**Work instructions**
Return the records word for word. Any pictures in them are not part of the copy.

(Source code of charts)
★ ★ ★ ★

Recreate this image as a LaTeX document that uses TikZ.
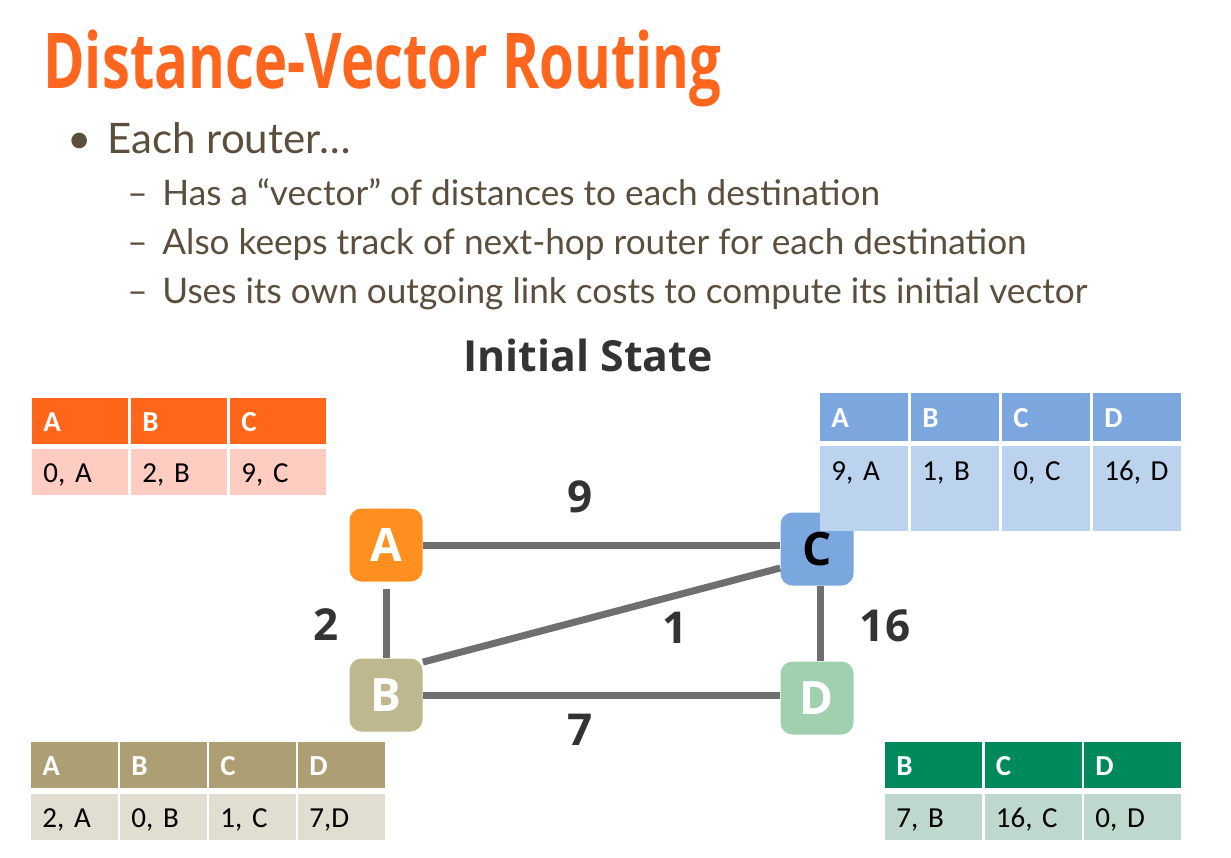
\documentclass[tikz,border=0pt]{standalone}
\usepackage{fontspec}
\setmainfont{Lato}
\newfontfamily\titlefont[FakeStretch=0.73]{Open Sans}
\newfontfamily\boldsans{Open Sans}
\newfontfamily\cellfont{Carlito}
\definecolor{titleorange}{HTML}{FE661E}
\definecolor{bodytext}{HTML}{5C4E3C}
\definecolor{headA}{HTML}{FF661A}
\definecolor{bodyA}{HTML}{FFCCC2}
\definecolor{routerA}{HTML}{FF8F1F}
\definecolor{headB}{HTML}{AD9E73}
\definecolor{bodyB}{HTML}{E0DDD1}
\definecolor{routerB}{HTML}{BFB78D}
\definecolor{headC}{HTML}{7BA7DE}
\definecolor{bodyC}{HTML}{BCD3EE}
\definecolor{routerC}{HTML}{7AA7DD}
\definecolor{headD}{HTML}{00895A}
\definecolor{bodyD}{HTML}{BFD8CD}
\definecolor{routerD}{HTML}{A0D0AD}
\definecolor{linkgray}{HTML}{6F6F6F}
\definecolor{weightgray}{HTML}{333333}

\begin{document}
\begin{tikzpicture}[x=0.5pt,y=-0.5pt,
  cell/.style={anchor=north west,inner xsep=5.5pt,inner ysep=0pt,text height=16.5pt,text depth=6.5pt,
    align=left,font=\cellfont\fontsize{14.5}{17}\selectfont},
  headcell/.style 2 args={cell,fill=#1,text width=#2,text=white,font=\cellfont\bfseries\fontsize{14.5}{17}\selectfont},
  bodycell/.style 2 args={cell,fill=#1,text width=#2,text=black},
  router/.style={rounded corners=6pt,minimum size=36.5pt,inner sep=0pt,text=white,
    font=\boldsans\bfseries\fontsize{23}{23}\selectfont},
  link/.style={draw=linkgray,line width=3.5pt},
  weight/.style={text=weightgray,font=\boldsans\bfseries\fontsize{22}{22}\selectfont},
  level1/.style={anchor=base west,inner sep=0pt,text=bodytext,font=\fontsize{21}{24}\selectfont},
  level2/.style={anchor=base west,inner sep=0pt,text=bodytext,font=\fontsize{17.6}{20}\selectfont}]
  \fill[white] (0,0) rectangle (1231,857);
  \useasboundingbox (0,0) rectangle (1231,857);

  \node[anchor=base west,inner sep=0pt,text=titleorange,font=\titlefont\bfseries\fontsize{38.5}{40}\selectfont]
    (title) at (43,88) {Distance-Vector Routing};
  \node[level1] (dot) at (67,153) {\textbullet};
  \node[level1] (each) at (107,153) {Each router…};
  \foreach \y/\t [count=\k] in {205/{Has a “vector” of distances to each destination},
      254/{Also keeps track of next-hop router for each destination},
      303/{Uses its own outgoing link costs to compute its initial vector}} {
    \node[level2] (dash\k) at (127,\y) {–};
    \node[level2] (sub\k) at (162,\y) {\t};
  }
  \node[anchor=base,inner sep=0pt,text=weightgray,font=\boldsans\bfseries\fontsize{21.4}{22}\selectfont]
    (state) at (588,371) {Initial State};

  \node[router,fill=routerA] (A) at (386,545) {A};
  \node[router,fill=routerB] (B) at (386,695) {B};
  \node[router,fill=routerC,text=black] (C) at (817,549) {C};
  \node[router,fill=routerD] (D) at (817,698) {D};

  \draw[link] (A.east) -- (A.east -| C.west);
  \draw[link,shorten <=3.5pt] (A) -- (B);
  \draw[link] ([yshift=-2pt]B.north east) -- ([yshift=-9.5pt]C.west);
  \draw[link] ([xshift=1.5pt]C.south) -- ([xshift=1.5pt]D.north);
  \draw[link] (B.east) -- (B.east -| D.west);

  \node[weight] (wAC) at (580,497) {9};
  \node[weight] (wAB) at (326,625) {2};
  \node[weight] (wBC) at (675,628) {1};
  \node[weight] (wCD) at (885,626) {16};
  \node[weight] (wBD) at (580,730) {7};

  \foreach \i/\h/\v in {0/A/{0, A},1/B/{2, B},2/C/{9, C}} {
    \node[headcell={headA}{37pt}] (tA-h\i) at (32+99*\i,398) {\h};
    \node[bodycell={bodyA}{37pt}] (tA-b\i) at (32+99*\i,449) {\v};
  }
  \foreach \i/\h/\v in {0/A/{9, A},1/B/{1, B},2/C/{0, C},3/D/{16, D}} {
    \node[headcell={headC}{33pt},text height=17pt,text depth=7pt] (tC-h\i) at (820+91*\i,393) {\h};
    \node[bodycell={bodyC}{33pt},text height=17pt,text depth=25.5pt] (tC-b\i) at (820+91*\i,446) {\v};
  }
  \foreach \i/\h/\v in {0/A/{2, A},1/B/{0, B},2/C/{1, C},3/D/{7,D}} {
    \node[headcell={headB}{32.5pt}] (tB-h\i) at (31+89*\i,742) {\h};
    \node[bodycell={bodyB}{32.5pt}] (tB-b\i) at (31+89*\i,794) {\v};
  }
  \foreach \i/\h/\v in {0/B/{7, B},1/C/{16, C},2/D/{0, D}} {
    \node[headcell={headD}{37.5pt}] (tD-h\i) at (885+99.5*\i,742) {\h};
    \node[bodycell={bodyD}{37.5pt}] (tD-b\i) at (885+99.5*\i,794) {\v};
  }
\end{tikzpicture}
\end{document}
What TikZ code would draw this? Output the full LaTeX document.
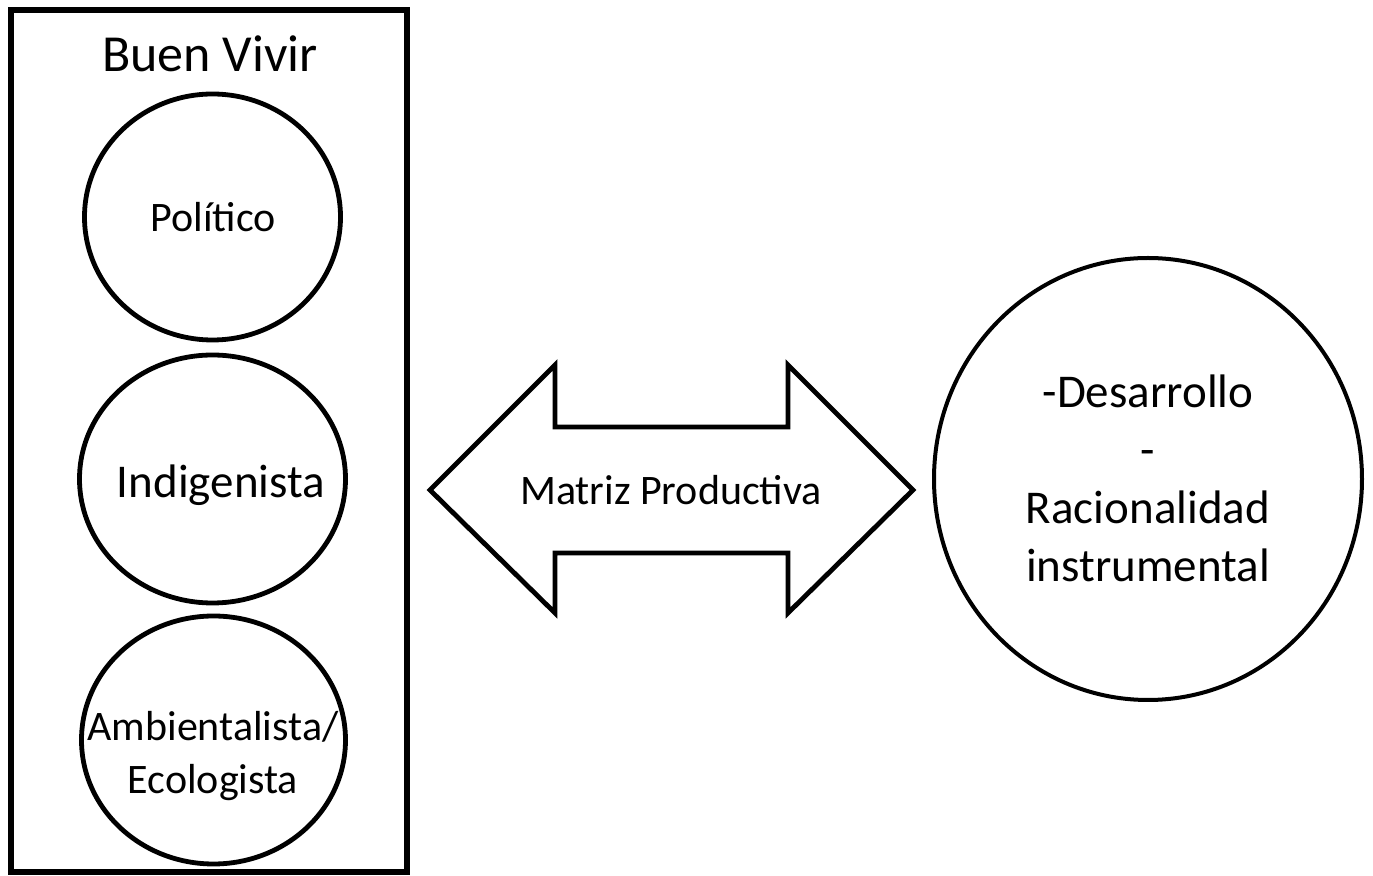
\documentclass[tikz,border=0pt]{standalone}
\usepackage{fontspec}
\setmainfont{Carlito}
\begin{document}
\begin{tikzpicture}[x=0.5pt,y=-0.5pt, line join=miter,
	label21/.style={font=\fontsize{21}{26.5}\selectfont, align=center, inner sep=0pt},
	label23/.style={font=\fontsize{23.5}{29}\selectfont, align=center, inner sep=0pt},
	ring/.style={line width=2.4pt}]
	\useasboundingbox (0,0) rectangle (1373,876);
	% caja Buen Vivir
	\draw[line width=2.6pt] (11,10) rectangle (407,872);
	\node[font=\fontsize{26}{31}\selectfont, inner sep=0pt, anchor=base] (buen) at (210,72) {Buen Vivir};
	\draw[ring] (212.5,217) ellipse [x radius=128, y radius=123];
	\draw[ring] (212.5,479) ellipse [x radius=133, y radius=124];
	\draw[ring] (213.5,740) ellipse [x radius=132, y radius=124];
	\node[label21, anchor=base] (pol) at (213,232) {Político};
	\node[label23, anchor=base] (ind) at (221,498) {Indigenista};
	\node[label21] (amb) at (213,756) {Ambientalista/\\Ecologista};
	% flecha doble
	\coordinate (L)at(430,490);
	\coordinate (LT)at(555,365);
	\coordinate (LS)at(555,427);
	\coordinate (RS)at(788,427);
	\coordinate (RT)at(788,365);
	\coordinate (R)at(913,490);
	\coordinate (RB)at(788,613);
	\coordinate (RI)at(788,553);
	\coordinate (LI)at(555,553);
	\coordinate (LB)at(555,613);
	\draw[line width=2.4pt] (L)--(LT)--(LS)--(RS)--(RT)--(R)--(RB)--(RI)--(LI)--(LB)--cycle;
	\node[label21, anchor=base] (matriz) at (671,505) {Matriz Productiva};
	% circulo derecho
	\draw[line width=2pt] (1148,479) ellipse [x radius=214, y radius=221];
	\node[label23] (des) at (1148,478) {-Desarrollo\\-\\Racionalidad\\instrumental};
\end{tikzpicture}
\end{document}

★ ★ ★ ★

**Task response**
Recreate this image as a LaTeX document that uses TikZ.
\documentclass[tikz,border=0pt]{standalone}
\usepackage{fontspec}
\setmainfont{Lato}
\newfontfamily\titlefont[FakeStretch=0.73]{Open Sans}
\newfontfamily\boldsans{Open Sans}
\newfontfamily\cellfont{Carlito}
\definecolor{titleorange}{HTML}{FE661E}
\definecolor{bodytext}{HTML}{5C4E3C}
\definecolor{headA}{HTML}{FF661A}
\definecolor{bodyA}{HTML}{FFCCC2}
\definecolor{routerA}{HTML}{FF8F1F}
\definecolor{headB}{HTML}{AD9E73}
\definecolor{bodyB}{HTML}{E0DDD1}
\definecolor{routerB}{HTML}{BFB78D}
\definecolor{headC}{HTML}{7BA7DE}
\definecolor{bodyC}{HTML}{BCD3EE}
\definecolor{routerC}{HTML}{7AA7DD}
\definecolor{headD}{HTML}{00895A}
\definecolor{bodyD}{HTML}{BFD8CD}
\definecolor{routerD}{HTML}{A0D0AD}
\definecolor{linkgray}{HTML}{6F6F6F}
\definecolor{weightgray}{HTML}{333333}

\begin{document}
\begin{tikzpicture}[x=0.5pt,y=-0.5pt,
  cell/.style={anchor=north west,inner xsep=5.5pt,inner ysep=0pt,text height=16.5pt,text depth=6.5pt,
    align=left,font=\cellfont\fontsize{14.5}{17}\selectfont},
  headcell/.style 2 args={cell,fill=#1,text width=#2,text=white,font=\cellfont\bfseries\fontsize{14.5}{17}\selectfont},
  bodycell/.style 2 args={cell,fill=#1,text width=#2,text=black},
  router/.style={rounded corners=6pt,minimum size=36.5pt,inner sep=0pt,text=white,
    font=\boldsans\bfseries\fontsize{23}{23}\selectfont},
  link/.style={draw=linkgray,line width=3.5pt},
  weight/.style={text=weightgray,font=\boldsans\bfseries\fontsize{22}{22}\selectfont},
  level1/.style={anchor=base west,inner sep=0pt,text=bodytext,font=\fontsize{21}{24}\selectfont},
  level2/.style={anchor=base west,inner sep=0pt,text=bodytext,font=\fontsize{17.6}{20}\selectfont}]
  \fill[white] (0,0) rectangle (1231,857);
  \useasboundingbox (0,0) rectangle (1231,857);

  \node[anchor=base west,inner sep=0pt,text=titleorange,font=\titlefont\bfseries\fontsize{38.5}{40}\selectfont]
    (title) at (43,88) {Distance-Vector Routing};
  \node[level1] (dot) at (67,153) {\textbullet};
  \node[level1] (each) at (107,153) {Each router…};
  \foreach \y/\t [count=\k] in {205/{Has a “vector” of distances to each destination},
      254/{Also keeps track of next-hop router for each destination},
      303/{Uses its own outgoing link costs to compute its initial vector}} {
    \node[level2] (dash\k) at (127,\y) {–};
    \node[level2] (sub\k) at (162,\y) {\t};
  }
  \node[anchor=base,inner sep=0pt,text=weightgray,font=\boldsans\bfseries\fontsize{21.4}{22}\selectfont]
    (state) at (588,371) {Initial State};

  \node[router,fill=routerA] (A) at (386,545) {A};
  \node[router,fill=routerB] (B) at (386,695) {B};
  \node[router,fill=routerC,text=black] (C) at (817,549) {C};
  \node[router,fill=routerD] (D) at (817,698) {D};

  \draw[link] (A.east) -- (A.east -| C.west);
  \draw[link,shorten <=3.5pt] (A) -- (B);
  \draw[link] ([yshift=-2pt]B.north east) -- ([yshift=-9.5pt]C.west);
  \draw[link] ([xshift=1.5pt]C.south) -- ([xshift=1.5pt]D.north);
  \draw[link] (B.east) -- (B.east -| D.west);

  \node[weight] (wAC) at (580,497) {9};
  \node[weight] (wAB) at (326,625) {2};
  \node[weight] (wBC) at (675,628) {1};
  \node[weight] (wCD) at (885,626) {16};
  \node[weight] (wBD) at (580,730) {7};

  \foreach \i/\h/\v in {0/A/{0, A},1/B/{2, B},2/C/{9, C}} {
    \node[headcell={headA}{37pt}] (tA-h\i) at (32+99*\i,398) {\h};
    \node[bodycell={bodyA}{37pt}] (tA-b\i) at (32+99*\i,449) {\v};
  }
  \foreach \i/\h/\v in {0/A/{9, A},1/B/{1, B},2/C/{0, C},3/D/{16, D}} {
    \node[headcell={headC}{33pt},text height=17pt,text depth=7pt] (tC-h\i) at (820+91*\i,393) {\h};
    \node[bodycell={bodyC}{33pt},text height=17pt,text depth=25.5pt] (tC-b\i) at (820+91*\i,446) {\v};
  }
  \foreach \i/\h/\v in {0/A/{2, A},1/B/{0, B},2/C/{1, C},3/D/{7,D}} {
    \node[headcell={headB}{32.5pt}] (tB-h\i) at (31+89*\i,742) {\h};
    \node[bodycell={bodyB}{32.5pt}] (tB-b\i) at (31+89*\i,794) {\v};
  }
  \foreach \i/\h/\v in {0/B/{7, B},1/C/{16, C},2/D/{0, D}} {
    \node[headcell={headD}{37.5pt}] (tD-h\i) at (885+99.5*\i,742) {\h};
    \node[bodycell={bodyD}{37.5pt}] (tD-b\i) at (885+99.5*\i,794) {\v};
  }
\end{tikzpicture}
\end{document}
What TikZ code would draw this? Output the full LaTeX document.
\documentclass[tikz,border=0pt]{standalone}
\usepackage{fontspec}
\setmainfont{Carlito}
\begin{document}
\begin{tikzpicture}[x=0.5pt,y=-0.5pt, line join=miter,
	label21/.style={font=\fontsize{21}{26.5}\selectfont, align=center, inner sep=0pt},
	label23/.style={font=\fontsize{23.5}{29}\selectfont, align=center, inner sep=0pt},
	ring/.style={line width=2.4pt}]
	\useasboundingbox (0,0) rectangle (1373,876);
	% caja Buen Vivir
	\draw[line width=2.6pt] (11,10) rectangle (407,872);
	\node[font=\fontsize{26}{31}\selectfont, inner sep=0pt, anchor=base] (buen) at (210,72) {Buen Vivir};
	\draw[ring] (212.5,217) ellipse [x radius=128, y radius=123];
	\draw[ring] (212.5,479) ellipse [x radius=133, y radius=124];
	\draw[ring] (213.5,740) ellipse [x radius=132, y radius=124];
	\node[label21, anchor=base] (pol) at (213,232) {Político};
	\node[label23, anchor=base] (ind) at (221,498) {Indigenista};
	\node[label21] (amb) at (213,756) {Ambientalista/\\Ecologista};
	% flecha doble
	\coordinate (L)at(430,490);
	\coordinate (LT)at(555,365);
	\coordinate (LS)at(555,427);
	\coordinate (RS)at(788,427);
	\coordinate (RT)at(788,365);
	\coordinate (R)at(913,490);
	\coordinate (RB)at(788,613);
	\coordinate (RI)at(788,553);
	\coordinate (LI)at(555,553);
	\coordinate (LB)at(555,613);
	\draw[line width=2.4pt] (L)--(LT)--(LS)--(RS)--(RT)--(R)--(RB)--(RI)--(LI)--(LB)--cycle;
	\node[label21, anchor=base] (matriz) at (671,505) {Matriz Productiva};
	% circulo derecho
	\draw[line width=2pt] (1148,479) ellipse [x radius=214, y radius=221];
	\node[label23] (des) at (1148,478) {-Desarrollo\\-\\Racionalidad\\instrumental};
\end{tikzpicture}
\end{document}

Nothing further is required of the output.